A KNIFE wielding man who accused a neighbour of tapping his telephone has been given a suspended prison sentence.

Bolton Crown Court heard how Kristian Mavrakis was behaving so aggressively in Ernest Street, Heaton, on September 25 last year that frightened parents took their children away from the area.

Mavrakis, aged 43, pleaded guilty to affray and making threats with a knife.

David James, prosecuting, told the court how neighbours in Ernest Street had become increasingly concerned about Mavrakis's unpredictable and aggressive behaviour over the previous year.

But then, at 8pm on September 25, Mavrakis began banging a kicking the front door belonging to his next door neighbour, Michael Dawson, accusing him of tapping his phone and interfering with his internet connection.

"It was a significant attempt to get into the property," said Mr James.

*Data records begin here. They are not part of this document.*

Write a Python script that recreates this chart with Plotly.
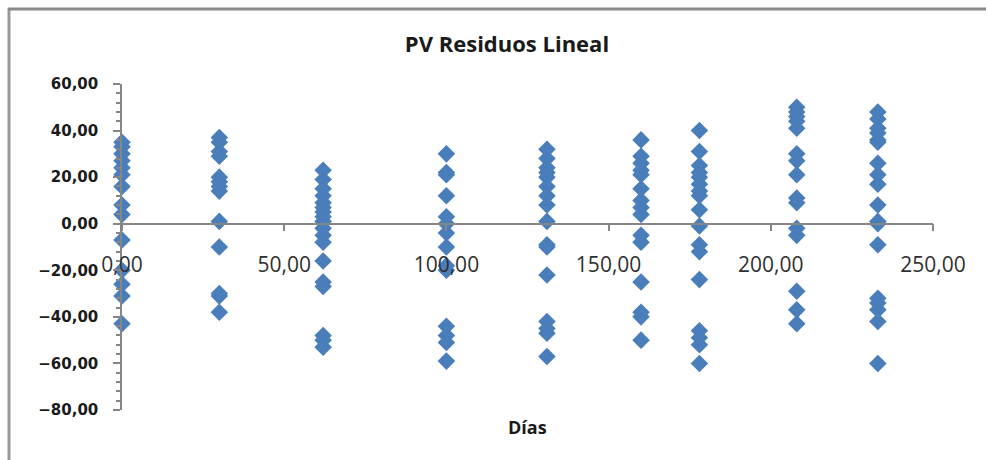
import plotly.graph_objects as go

# Días de muestreo y residuos del modelo lineal en cada uno
dias = [0, 30, 62, 100, 131, 160, 178, 208, 233]

res_d0 = [35, 33, 30, 27, 24, 21, 16, 8, 4, -7, -20, -26, -31, -43]
res_d30 = [37, 35, 31, 29, 20, 18, 16, 14, 1, -10, -30, -31, -38]
res_d62 = [23, 19, 15, 12, 9, 7, 5, 3, 1, -2, -5, -8, -16, -25, -27, -48, -50, -53]
res_d100 = [30, 22, 21, 12, 3, 0, -4, -10, -18, -20, -44, -48, -51, -59]
res_d131 = [32, 28, 24, 22, 20, 16, 12, 8, 1, -9, -10, -22, -42, -45, -47, -57]
res_d160 = [36, 29, 26, 23, 21, 15, 10, 7, 4, -5, -8, -25, -38, -40, -50]
res_d178 = [40, 31, 25, 22, 20, 17, 14, 12, 6, -1, -9, -12, -24, -46, -49, -52, -60]
res_d208 = [50, 48, 46, 44, 41, 30, 27, 21, 11, 9, -2, -5, -29, -37, -43]
res_d233 = [48, 45, 41, 39, 36, 35, 26, 21, 17, 8, 1, 0, -9, -32, -34, -37, -42, -60]

residuos = [res_d0, res_d30, res_d62, res_d100, res_d131,
            res_d160, res_d178, res_d208, res_d233]

x_vals, y_vals = [], []
for d, grupo in zip(dias, residuos):
    x_vals.extend([d] * len(grupo))
    y_vals.extend(grupo)

W, H = 987, 460
ML, MR, MT, MB = 122, 54, 84, 50
pw, ph = W - ML - MR, H - MT - MB

def px_x(px):
    return (px - ML) / pw

def px_y(py):
    return (H - MB - py) / ph

y_min, y_max = -80, 60
axis_gray = "#868686"
text_col = "#1a1a1a"

fig = go.Figure(go.Scatter(
    x=x_vals, y=y_vals, mode="markers", cliponaxis=False,
    marker=dict(symbol="diamond", size=13.5, color="#4A7EBB", line=dict(width=0)),
    showlegend=False, hoverinfo="x+y",
))

fig.update_layout(
    width=W, height=H,
    margin=dict(l=ML, r=MR, t=MT, b=MB),
    paper_bgcolor="white", plot_bgcolor="white",
    separators=",.",
    title=dict(text="<b>PV Residuos Lineal</b>", x=px_x(507), xref="paper",
               xanchor="center", y=1 - 44 / H, yanchor="middle",
               font=dict(family="Open Sans", size=22, color=text_col)),
    xaxis=dict(
        range=[0, 250], dtick=50, tick0=0, tickformat=".2f",
        anchor="free", position=(0 - y_min) / (y_max - y_min),
        showline=True, linecolor=axis_gray, linewidth=1.5,
        ticks="outside", ticklen=7, tickcolor=axis_gray, tickwidth=1.5,
        ticklabelstandoff=15,
        showgrid=False, zeroline=False,
        tickfont=dict(family="Open Sans", size=21, color="#303030"),
    ),
    yaxis=dict(
        range=[y_min, y_max], dtick=20, tick0=0, tickformat=".2f",
        showline=True, linecolor=axis_gray, linewidth=1.5,
        ticks="outside", ticklen=7, tickcolor=axis_gray, tickwidth=1.5,
        ticklabelstandoff=12,
        minor=dict(dtick=4, ticks="outside", ticklen=4, tickcolor=axis_gray),
        showgrid=False, zeroline=False,
        tickfont=dict(family="DejaVu Sans", size=15, color=text_col, weight="bold"),
    ),
    annotations=[dict(
        text="<b>Días</b>", xref="paper", yref="paper",
        x=px_x(527), y=px_y(427), xanchor="center", yanchor="middle",
        showarrow=False, font=dict(family="Open Sans", size=18, color=text_col),
    )],
    shapes=[
        dict(type="line", xref="paper", yref="paper",
             x0=px_x(9), x1=px_x(9), y0=px_y(8), y1=px_y(470),
             line=dict(color="#9a9a9a", width=3)),
        dict(type="line", xref="paper", yref="paper",
             x0=px_x(8), x1=px_x(W - 1), y0=px_y(9), y1=px_y(9),
             line=dict(color="#8a8a8a", width=3)),
    ],
)

fig.write_html("out.html")
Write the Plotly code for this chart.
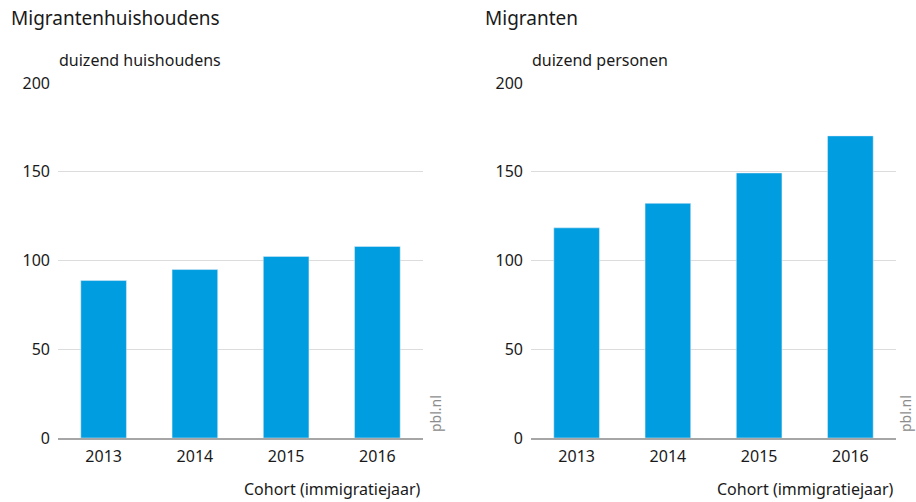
import plotly.graph_objects as go

years = ["2013", "2014", "2015", "2016"]
households = [88.7, 94.9, 102.3, 107.9]
migrants = [118.4, 132.2, 149.3, 170.2]
y_ticks = [0, 50, 100, 150, 200]

W, H = 916, 502
FONT = "Noto Sans"
BLUE = "#009de0"
TXT = "#1a1a1a"

def px(x):
    return x / W

def py(y):
    return 1 - y / H

fig = go.Figure()
fig.add_trace(go.Bar(x=years, y=households, marker_color=BLUE, width=0.5,
                     xaxis="x", yaxis="y", showlegend=False, hoverinfo="x+y"))
fig.add_trace(go.Bar(x=years, y=migrants, marker_color=BLUE, width=0.5,
                     xaxis="x2", yaxis="y2", showlegend=False, hoverinfo="x+y"))

ydom = [py(438), py(83)]
xcommon = dict(showgrid=False, showline=True, linecolor="#a6a6a6", linewidth=1.5,
               ticks="", tickfont=dict(family=FONT, size=16, color=TXT),
               ticklabelstandoff=3,
               range=[-0.5, 3.5], fixedrange=True, type="category")
ycommon = dict(range=[0, 200], tickvals=y_ticks, showgrid=True, gridcolor="#dcdcdc",
               gridwidth=1, zeroline=False, showline=False, ticks="",
               tickfont=dict(family=FONT, size=16, color=TXT), ticklabelstandoff=7,
               fixedrange=True, domain=ydom, automargin=False)

fig.update_layout(
    width=W, height=H,
    margin=dict(l=0, r=0, t=0, b=0, autoexpand=False),
    paper_bgcolor="white", plot_bgcolor="white",
    bargap=0.5,
    xaxis=dict(domain=[px(58), px(423)], anchor="y", automargin=False, **xcommon),
    yaxis=dict(anchor="x", **ycommon),
    xaxis2=dict(domain=[px(531), px(896)], anchor="y2", automargin=False, **xcommon),
    yaxis2=dict(anchor="x2", **ycommon),
    font=dict(family=FONT, color=TXT),
)

ann = []
def text(x, y, s, size, xanchor="left", color=TXT, angle=0, yanchor="middle"):
    ann.append(dict(x=px(x), y=py(y), xref="paper", yref="paper", text=s, showarrow=False,
                    xanchor=xanchor, yanchor=yanchor, textangle=angle,
                    font=dict(family=FONT, size=size, color=color)))

text(9, 18, "Migrantenhuishoudens", 19)
text(483, 18, "Migranten", 19)
text(57, 60, "duizend huishoudens", 16)
text(530, 60, "duizend personen", 16)
text(423, 489, "Cohort (immigratiejaar)", 16, xanchor="right")
text(896, 489, "Cohort (immigratiejaar)", 16, xanchor="right")
text(435, 414, "pbl.nl", 14, xanchor="center", color="#8c8c8c", angle=-90)
text(905, 414, "pbl.nl", 14, xanchor="center", color="#8c8c8c", angle=-90)

fig.update_layout(annotations=ann)
fig.write_html(
    "out.html",
    config={"displayModeBar": False, "staticPlot": False},
    post_script="document.body.style.margin='0';document.body.style.padding='0';"
                "document.documentElement.style.overflow='hidden';",
)
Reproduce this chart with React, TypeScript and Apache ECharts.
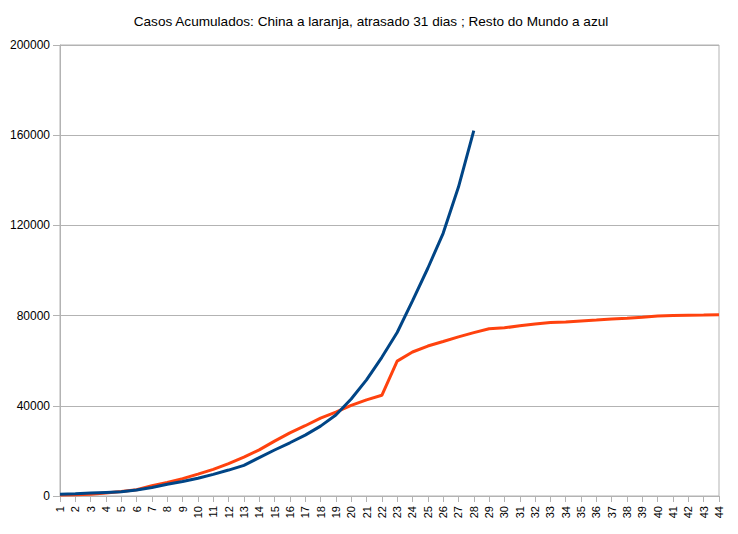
import React, { useEffect, useRef } from "react";
import * as echarts from "echarts";

const categories: string[] = [
  "1", "2", "3", "4", "5", "6", "7", "8", "9", "10",
  "11", "12", "13", "14", "15", "16", "17", "18", "19", "20",
  "21", "22", "23", "24", "25", "26", "27", "28", "29", "30",
  "31", "32", "33", "34", "35", "36", "37", "38", "39", "40",
  "41", "42", "43", "44",
];

// China (orange), shifted by 31 days
const chinaValues: number[] = [
  440, 571, 830, 1287, 1975, 2744, 4515, 5974, 7711, 9692,
  11791, 14380, 17205, 20438, 24324, 28018, 31161, 34546, 37198, 40171,
  42638, 44653, 59804, 63851, 66492, 68500, 70548, 72436, 74185, 74576,
  75465, 76288, 76936, 77150, 77658, 78064, 78497, 78824, 79251, 79824,
  80026, 80151, 80270, 80409,
];

// Rest of the world (blue)
const restValues: number[] = [
  800, 1000, 1300, 1600, 1900, 2700, 3800, 5200, 6400, 7900,
  9600, 11500, 13600, 17000, 20400, 23600, 27000, 31000, 35900, 43000,
  51500, 61500, 72500, 86500, 101000, 116500, 137000, 162000,
];

const titleText = "Casos Acumulados: China a laranja, atrasado 31 dias ; Resto do Mundo a azul";
const yMin = 0;
const yMax = 200000;
const yInterval = 40000;

export default function App() {
  const ref = useRef<HTMLDivElement>(null);
  useEffect(() => {
    if (!ref.current) return;
    const chart = echarts.init(ref.current, undefined, { renderer: "svg" });
    const font = "'Liberation Sans', Arial, sans-serif";
    chart.setOption({
      animation: false,
      backgroundColor: "#ffffff",
      title: {
        text: titleText,
        left: 366,
        textAlign: "center",
        top: 9,
        textStyle: { fontSize: 13.6, fontWeight: "normal", color: "#000", fontFamily: font },
      },
      grid: {
        left: 60,
        right: 19,
        top: 45,
        bottom: 38,
        show: true,
        borderColor: "#b3b3b3",
        borderWidth: 1,
        backgroundColor: "transparent",
      },
      xAxis: {
        type: "category",
        data: categories,
        boundaryGap: false,
        axisLine: { show: true, lineStyle: { color: "#b3b3b3", width: 1 } },
        axisTick: { show: true, interval: 0, length: 6, lineStyle: { color: "#b3b3b3" } },
        axisLabel: {
          interval: 0,
          rotate: 90,
          fontSize: 11,
          color: "#000",
          fontFamily: font,
          margin: 10,
        },
        splitLine: { show: false },
      },
      yAxis: {
        type: "value",
        min: yMin,
        max: yMax,
        interval: yInterval,
        axisLine: { show: true, lineStyle: { color: "#b3b3b3", width: 1 } },
        axisTick: { show: true, length: 7, lineStyle: { color: "#b3b3b3" } },
        axisLabel: {
          fontSize: 12,
          color: "#000",
          fontFamily: font,
          margin: 10,
          formatter: (v: number) => String(v),
        },
        splitLine: { show: true, lineStyle: { color: "#b3b3b3", width: 1 } },
      },
      series: [
        {
          name: "China",
          type: "line",
          data: chinaValues,
          showSymbol: false,
          symbol: "none",
          smooth: false,
          lineStyle: { color: "#ff420e", width: 3 },
          itemStyle: { color: "#ff420e" },
        },
        {
          name: "Resto do Mundo",
          type: "line",
          data: restValues,
          showSymbol: false,
          symbol: "none",
          smooth: false,
          lineStyle: { color: "#004586", width: 3 },
          itemStyle: { color: "#004586" },
        },
      ],
    });
    return () => chart.dispose();
  }, []);
  return (
    <div
      ref={ref}
      style={{ position: "fixed", left: 0, top: 0, width: 738, height: 534, background: "#fff" }}
    />
  );
}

Mr Dawson prevented Mavrakis getting into the house and, putting the defendant into an arm lock, held him against a car parked outside until he calmed down.

Mr Dawson eventually managed to get Mavrakis back to his home and pushed him inside, but then the neighbour reappeared holding a seven inch kitchen knife.

Neighbours, who had been out in the street due to the commotion, fled back to their own homes and a parent removed children to a relative's house in another street.

"Neighbours moved back into their properties in fear that the defendant was going to carry out his threats," said Mr James.

Police arrested Mavrakis, who claimed that he had found information on Google which led him to believe his neighbour was interfering with his internet and bugging his phone.

Martin Pizzey, defending, said that Mavrakis had been suffering from a previously undiagnosed persistent delusional mental disorder.

"He accepts that which took place was inappropriate and wrong and he is sorry for what he did," he said.

Mr Pizzey added that, at the time, Mavrakis genuinely thought he was being persecuted.

"He now accepts that all he read on Google may not be true," he said, adding that Mavrakis is now seeing a psychiatrist and is on a new medicine regime.

Judge Graeme Smith said he accepted that Mavrakis's behaviour was out of character.

He told the defendant: "It is highly unlikely that your neighbour was behaving in that way, but even if he had, your behaviour was not justified on any basis."

Mavrakis was sentenced to eight months in jail, suspended for two years with the requirement that he undertakes treatment for mental health for 12 months and is subject to 20 days of rehabilitation activity.

Judge Smith also made a restraining order banning him from approaching the Dawsons' home, contacting the family or shouting at them.